Credit it to whatever you want: President Obama winning the election, Jay Cutler getting concussed, or Thanksgiving coming around the corner.
The fact of the matter is that the nationwide average for mortgage rates across the country has never been lower according to Freddie Mac’s weekly Primary Mortgage Market Survey.
Never in my lifetime. Never in your lifetime. Never in the existence of the modern mortgage.
Let’s dive into the numbers and see what we can find.
30-year fixed mortgage rates dropped from 3.40% with 0.7 points last week to the new record low of 3.34% with 0.7 points this week. The previous lowest average of 3.36% was set back on October 4, 2012, and the weekly average has flirted with that line for weeks until bursting through it today. Last year at this time, 30-year mortgage rates averaged a flat 4.00%.

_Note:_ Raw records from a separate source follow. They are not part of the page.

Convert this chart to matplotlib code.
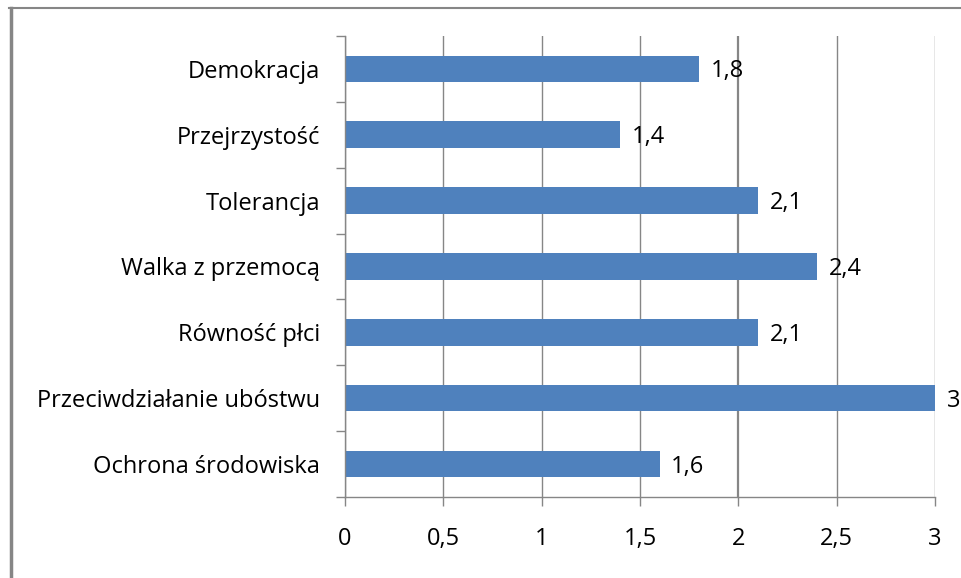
import matplotlib
matplotlib.use("Agg")
import matplotlib.pyplot as plt
from matplotlib.lines import Line2D

categories = ["Ochrona środowiska", "Przeciwdziałanie ubóstwu", "Równość płci",
              "Walka z przemocą", "Tolerancja", "Przejrzystość", "Demokracja"]
values = [1.6, 3, 2.1, 2.4, 2.1, 1.4, 1.8]
xticks = [0, 0.5, 1, 1.5, 2, 2.5, 3]

plt.rcParams['font.family'] = ['Open Sans', 'DejaVu Sans']
fs = 17

fig = plt.figure(figsize=(9.61, 5.78), dpi=100)
ax = fig.add_axes([0.359, 0.140, 0.614, 0.798])

grey = '#868686'
pos = list(range(len(categories)))
ax.barh(pos, values, height=0.40, color='#4F81BD', zorder=3)

for y, v in zip(pos, values):
    ax.text(v + 0.058, y - 0.04, ('%g' % v).replace('.', ','), va='center', ha='left',
            fontsize=fs, color='black')

ax.set_xlim(0, 3)
ax.set_ylim(-0.5, len(categories) - 0.5)
ax.set_xticks(xticks)
ax.set_xticklabels([('%g' % t).replace('.', ',') for t in xticks], fontsize=fs)
ax.set_yticks(pos)
ax.set_yticklabels(categories, fontsize=fs)
ax.set_yticks([p - 0.5 for p in pos] + [len(categories) - 0.5], minor=True)

ax.tick_params(axis='y', which='major', length=0, pad=18)
ax.tick_params(axis='y', which='minor', length=6.5, color=grey, width=1)
ax.tick_params(axis='x', length=6.5, color=grey, width=1, pad=15)

ax.grid(axis='x', color=grey, linewidth=1, zorder=0)
# the line at 2 is drawn heavier in the original
ax.get_xgridlines()[4].set_linewidth(1.6)
for s in ['top', 'right']:
    ax.spines[s].set_visible(False)
for s in ['left', 'bottom']:
    ax.spines[s].set_color(grey)
    ax.spines[s].set_linewidth(1)
    ax.spines[s].set_zorder(4)

# frame of the chart area
fig.add_artist(Line2D([0.009, 1.0], [0.986, 0.986], color=grey, linewidth=1.5,
                      transform=fig.transFigure))
fig.add_artist(Line2D([0.011, 0.011], [0.0, 0.986], color=grey, linewidth=2.5,
                      transform=fig.transFigure))

fig.savefig("out.png", dpi=100)
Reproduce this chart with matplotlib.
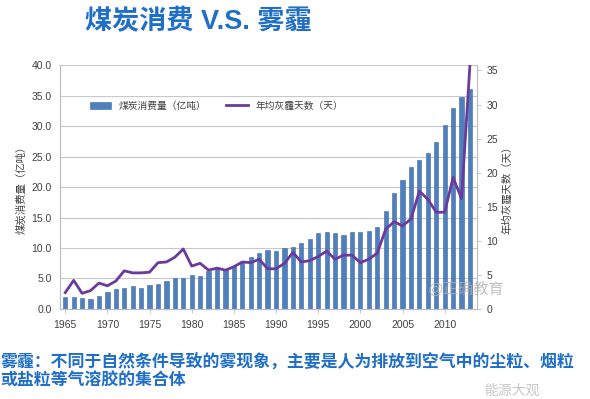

15-year fixed mortgage rates also fell to a new record low this week of 2.65% with 0.7 points from last week’s 2.69% with 0.7 points. This breaks the record of 2.66% set back on October 18, 2012. If you run back 12 months, you would see that 15-year fixed mortgage rates averaged a mammoth 3.31%.
5/1-year ARMs ruined the every-mortgage-rate-average-took-a-drop party by jumping to 2.74% with 0.6 points from last week’s 2.73% with 0.6 points, while 1-year ARMs fell to 2.55% with 0.3 points from last week’s 2.59% with 0.4 points.
Last year at this time, 5/1-year ARMs and 1-year ARMs averaged 2.97% and 2.98%, respectively.
I’m dying to know what Frank Nothaft, vice president and chief economist from Freddie Mac, had to say this week. Surely he was screaming like a middle school girl at a One Direction concert, right?
He explained, “Fixed mortgage rates eased this week to record lows on indicators of higher consumer confidence and lower wholesale prices. Consumer sentiment rose in November to the highest reading since July 2007 according to the University of Michigan. Meanwhile, the core producer price index fell 0.2 percent in October.”
Not exactly the statement I was expecting, but it is good enough for me, I suppose.